Hope for Mothers of Addicts

Hope for Mothers of Addicts
This is for the moms who might need a little hope.
We are a powerful bunch. Moms. We love deeply and move 90mph on most days, keeping all the balls in the air. We have hopes and dreams for our kids as they grow, and rarely stop to consider that it might not work out.
It happened to me. A single mom with a bright, beautiful, challenging son. And when the signs of his impending addiction began creeping into his daily life, I went into full-tilt mama-bear mode. I screamed, I yelled, I laid down the law to no avail. In the end, I just became tired, oh so tired, as I lay in the bottom of the river of denial. Wishing, hoping it was a mistake — that it was different, and that he was different.
But, I have since learned the power of this cunning and baffling disease that takes no prisoners, moms included. Addiction takes an emotion as pure as love and turns it on you like a knife. "You say you love me? Watch this!" as the money evaporates, as family treasures mysteriously disappear, as strangers show up at your door with sweet smiles of innocence and vacant eyes whispering in the back room during their five-minute visit.
And you know you are smart, that you are a good parent, but the crazies wash over you, and you begin to sink deeper and deeper into the river of denial. “Not my kid,” you say. “It's just a phase.” Then the darkness of reality begins to take over, and when you are alone, you crater. He could die. He could go to prison and want to die.
So you lie in the fetal position and cry, all the while asking, "How did we get here? What did I do wrong?

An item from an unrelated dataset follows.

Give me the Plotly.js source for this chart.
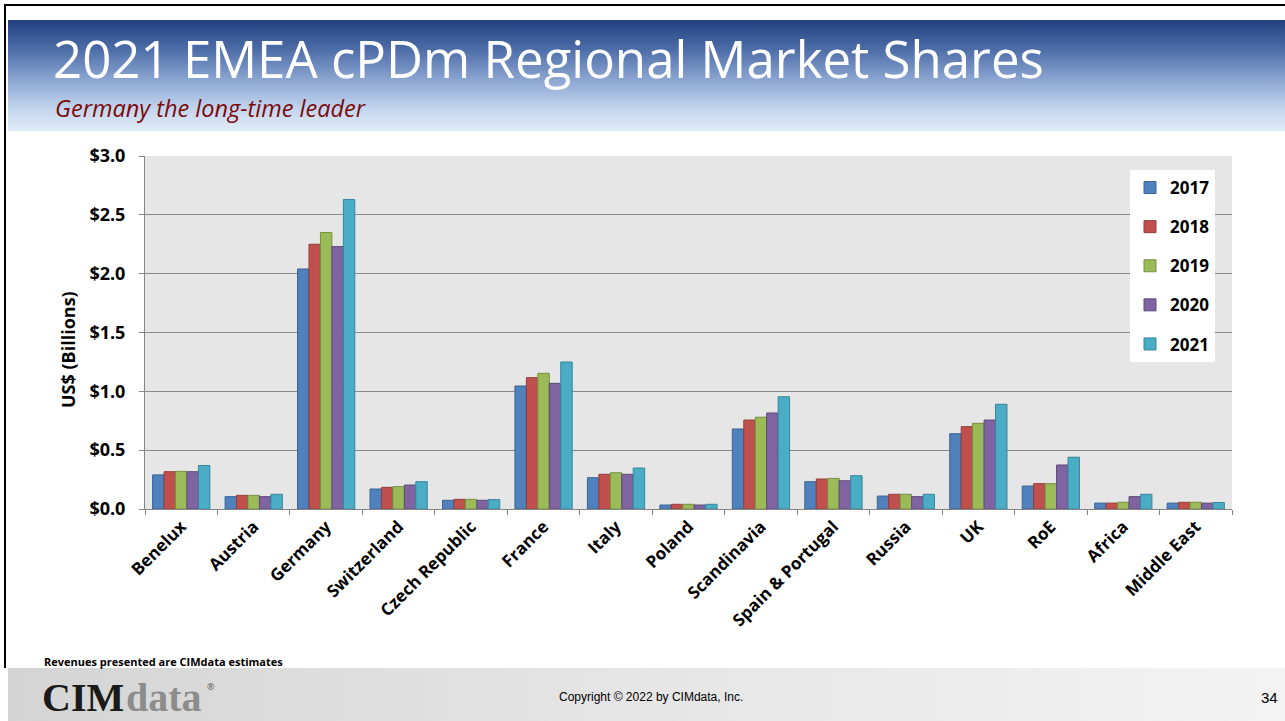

It must be my fault." Then you rally, because you are a mama bear and your kid is at stake. So you make a plan. New friends, new geography, a meeting here, a counselor there — and the money flows out like water.
All the while, you grieve. You grieve the loss of the kid you had. He is gone forever. The addiction took him away. So you try to love and like and even know the kid that is left. And you send denial packing — it's useless — and embrace the awareness of what is left. You put down your weapons of anger, bitterness, and resentment. They have left huge battle scars on your heart. You ask for forgiveness from God, yourself, and your kid.
Then the healing begins. It begins with you, the mama bear. You put on your oxygen mask first, whispering prayers of redemption to heal your child, to heal you. You ask for a simple night’s sleep, for your job to be stable, for the few people who know your story and stick around anyway to never leave or forsake you. You take baby steps toward trust. You make plans for the day, not the year.
And you hope. You start to let go of the fear, to trust God, to trust yourself. And you learn that, although it may seem horrible, it rarely ever is if you have hope. And you stay in the shadows of others who have hope. The spirit of hope is powerful but not cunning, inspiring but not baffling. That is the difference. Hope brings us to our knees for all the good things we pray for. To never, never, never give up on ourselves or those precious babies we call our sons and daughters.